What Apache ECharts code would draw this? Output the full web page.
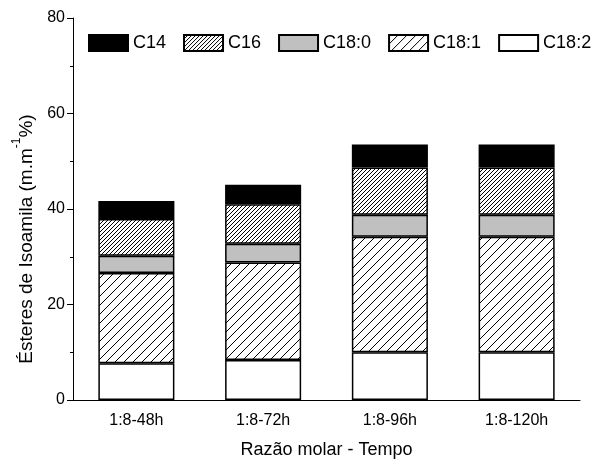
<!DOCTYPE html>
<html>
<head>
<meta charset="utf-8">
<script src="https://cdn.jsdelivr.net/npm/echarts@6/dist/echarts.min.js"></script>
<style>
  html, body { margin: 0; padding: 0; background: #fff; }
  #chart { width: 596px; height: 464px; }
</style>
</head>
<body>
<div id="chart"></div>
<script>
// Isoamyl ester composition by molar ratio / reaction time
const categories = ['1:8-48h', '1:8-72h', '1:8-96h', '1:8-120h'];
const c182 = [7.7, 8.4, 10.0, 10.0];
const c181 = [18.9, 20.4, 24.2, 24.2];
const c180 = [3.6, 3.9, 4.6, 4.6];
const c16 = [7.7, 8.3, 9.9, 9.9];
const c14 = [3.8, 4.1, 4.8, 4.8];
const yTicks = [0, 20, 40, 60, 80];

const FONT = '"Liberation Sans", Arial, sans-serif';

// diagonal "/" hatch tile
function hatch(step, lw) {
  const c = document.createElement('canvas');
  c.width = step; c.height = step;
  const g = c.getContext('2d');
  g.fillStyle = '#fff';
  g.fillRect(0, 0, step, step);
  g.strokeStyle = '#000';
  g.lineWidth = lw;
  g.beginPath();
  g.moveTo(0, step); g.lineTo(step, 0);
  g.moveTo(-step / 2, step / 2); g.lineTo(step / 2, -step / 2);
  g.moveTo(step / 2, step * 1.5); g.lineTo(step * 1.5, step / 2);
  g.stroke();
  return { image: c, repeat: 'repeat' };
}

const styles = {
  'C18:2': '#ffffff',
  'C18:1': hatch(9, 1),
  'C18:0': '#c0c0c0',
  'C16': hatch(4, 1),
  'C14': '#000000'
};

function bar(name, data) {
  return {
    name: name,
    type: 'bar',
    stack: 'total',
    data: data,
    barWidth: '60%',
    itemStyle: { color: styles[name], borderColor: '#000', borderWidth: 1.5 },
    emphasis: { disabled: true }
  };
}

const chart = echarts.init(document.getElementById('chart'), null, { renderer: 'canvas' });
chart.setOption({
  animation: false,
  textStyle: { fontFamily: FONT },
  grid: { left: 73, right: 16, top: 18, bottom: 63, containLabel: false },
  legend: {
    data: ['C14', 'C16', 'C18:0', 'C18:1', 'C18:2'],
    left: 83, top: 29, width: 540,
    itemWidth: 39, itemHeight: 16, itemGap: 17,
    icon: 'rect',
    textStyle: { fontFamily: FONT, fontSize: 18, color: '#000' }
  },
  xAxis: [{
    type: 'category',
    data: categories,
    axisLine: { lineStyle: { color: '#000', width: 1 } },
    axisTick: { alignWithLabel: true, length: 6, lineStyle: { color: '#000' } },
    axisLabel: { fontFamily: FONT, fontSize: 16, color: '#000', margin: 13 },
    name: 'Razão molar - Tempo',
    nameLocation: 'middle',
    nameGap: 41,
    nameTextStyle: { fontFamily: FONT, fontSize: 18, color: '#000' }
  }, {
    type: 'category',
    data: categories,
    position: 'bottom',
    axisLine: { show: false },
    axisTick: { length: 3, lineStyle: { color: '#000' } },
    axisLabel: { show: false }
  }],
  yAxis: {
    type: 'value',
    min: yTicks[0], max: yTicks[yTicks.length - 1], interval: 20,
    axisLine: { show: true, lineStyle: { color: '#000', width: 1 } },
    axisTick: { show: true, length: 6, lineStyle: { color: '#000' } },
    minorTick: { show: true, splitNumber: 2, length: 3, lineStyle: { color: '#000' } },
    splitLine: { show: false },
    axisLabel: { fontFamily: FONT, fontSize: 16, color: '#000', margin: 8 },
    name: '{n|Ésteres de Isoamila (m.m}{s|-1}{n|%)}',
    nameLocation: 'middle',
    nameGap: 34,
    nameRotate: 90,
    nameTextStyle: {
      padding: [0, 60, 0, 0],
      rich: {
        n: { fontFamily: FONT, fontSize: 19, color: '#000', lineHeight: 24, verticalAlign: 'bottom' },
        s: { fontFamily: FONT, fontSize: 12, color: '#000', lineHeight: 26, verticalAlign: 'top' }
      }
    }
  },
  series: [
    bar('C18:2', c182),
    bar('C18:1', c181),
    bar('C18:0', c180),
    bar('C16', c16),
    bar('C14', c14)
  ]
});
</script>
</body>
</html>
◆ ◆ ◆ ◆ ◆ ◆ ◆
[Task goal] All of the lines above should be retyped precisely, apart from the pictures.

[Result]
What Apache ECharts code would draw this? Output the full web page.
<!DOCTYPE html>
<html>
<head>
<meta charset="utf-8">
<script src="https://cdn.jsdelivr.net/npm/echarts@6/dist/echarts.min.js"></script>
<style>
  html, body { margin: 0; padding: 0; background: #fff; }
  #chart { width: 596px; height: 464px; }
</style>
</head>
<body>
<div id="chart"></div>
<script>
// Isoamyl ester composition by molar ratio / reaction time
const categories = ['1:8-48h', '1:8-72h', '1:8-96h', '1:8-120h'];
const c182 = [7.7, 8.4, 10.0, 10.0];
const c181 = [18.9, 20.4, 24.2, 24.2];
const c180 = [3.6, 3.9, 4.6, 4.6];
const c16 = [7.7, 8.3, 9.9, 9.9];
const c14 = [3.8, 4.1, 4.8, 4.8];
const yTicks = [0, 20, 40, 60, 80];

const FONT = '"Liberation Sans", Arial, sans-serif';

// diagonal "/" hatch tile
function hatch(step, lw) {
  const c = document.createElement('canvas');
  c.width = step; c.height = step;
  const g = c.getContext('2d');
  g.fillStyle = '#fff';
  g.fillRect(0, 0, step, step);
  g.strokeStyle = '#000';
  g.lineWidth = lw;
  g.beginPath();
  g.moveTo(0, step); g.lineTo(step, 0);
  g.moveTo(-step / 2, step / 2); g.lineTo(step / 2, -step / 2);
  g.moveTo(step / 2, step * 1.5); g.lineTo(step * 1.5, step / 2);
  g.stroke();
  return { image: c, repeat: 'repeat' };
}

const styles = {
  'C18:2': '#ffffff',
  'C18:1': hatch(9, 1),
  'C18:0': '#c0c0c0',
  'C16': hatch(4, 1),
  'C14': '#000000'
};

function bar(name, data) {
  return {
    name: name,
    type: 'bar',
    stack: 'total',
    data: data,
    barWidth: '60%',
    itemStyle: { color: styles[name], borderColor: '#000', borderWidth: 1.5 },
    emphasis: { disabled: true }
  };
}

const chart = echarts.init(document.getElementById('chart'), null, { renderer: 'canvas' });
chart.setOption({
  animation: false,
  textStyle: { fontFamily: FONT },
  grid: { left: 73, right: 16, top: 18, bottom: 63, containLabel: false },
  legend: {
    data: ['C14', 'C16', 'C18:0', 'C18:1', 'C18:2'],
    left: 83, top: 29, width: 540,
    itemWidth: 39, itemHeight: 16, itemGap: 17,
    icon: 'rect',
    textStyle: { fontFamily: FONT, fontSize: 18, color: '#000' }
  },
  xAxis: [{
    type: 'category',
    data: categories,
    axisLine: { lineStyle: { color: '#000', width: 1 } },
    axisTick: { alignWithLabel: true, length: 6, lineStyle: { color: '#000' } },
    axisLabel: { fontFamily: FONT, fontSize: 16, color: '#000', margin: 13 },
    name: 'Razão molar - Tempo',
    nameLocation: 'middle',
    nameGap: 41,
    nameTextStyle: { fontFamily: FONT, fontSize: 18, color: '#000' }
  }, {
    type: 'category',
    data: categories,
    position: 'bottom',
    axisLine: { show: false },
    axisTick: { length: 3, lineStyle: { color: '#000' } },
    axisLabel: { show: false }
  }],
  yAxis: {
    type: 'value',
    min: yTicks[0], max: yTicks[yTicks.length - 1], interval: 20,
    axisLine: { show: true, lineStyle: { color: '#000', width: 1 } },
    axisTick: { show: true, length: 6, lineStyle: { color: '#000' } },
    minorTick: { show: true, splitNumber: 2, length: 3, lineStyle: { color: '#000' } },
    splitLine: { show: false },
    axisLabel: { fontFamily: FONT, fontSize: 16, color: '#000', margin: 8 },
    name: '{n|Ésteres de Isoamila (m.m}{s|-1}{n|%)}',
    nameLocation: 'middle',
    nameGap: 34,
    nameRotate: 90,
    nameTextStyle: {
      padding: [0, 60, 0, 0],
      rich: {
        n: { fontFamily: FONT, fontSize: 19, color: '#000', lineHeight: 24, verticalAlign: 'bottom' },
        s: { fontFamily: FONT, fontSize: 12, color: '#000', lineHeight: 26, verticalAlign: 'top' }
      }
    }
  },
  series: [
    bar('C18:2', c182),
    bar('C18:1', c181),
    bar('C18:0', c180),
    bar('C16', c16),
    bar('C14', c14)
  ]
});
</script>
</body>
</html>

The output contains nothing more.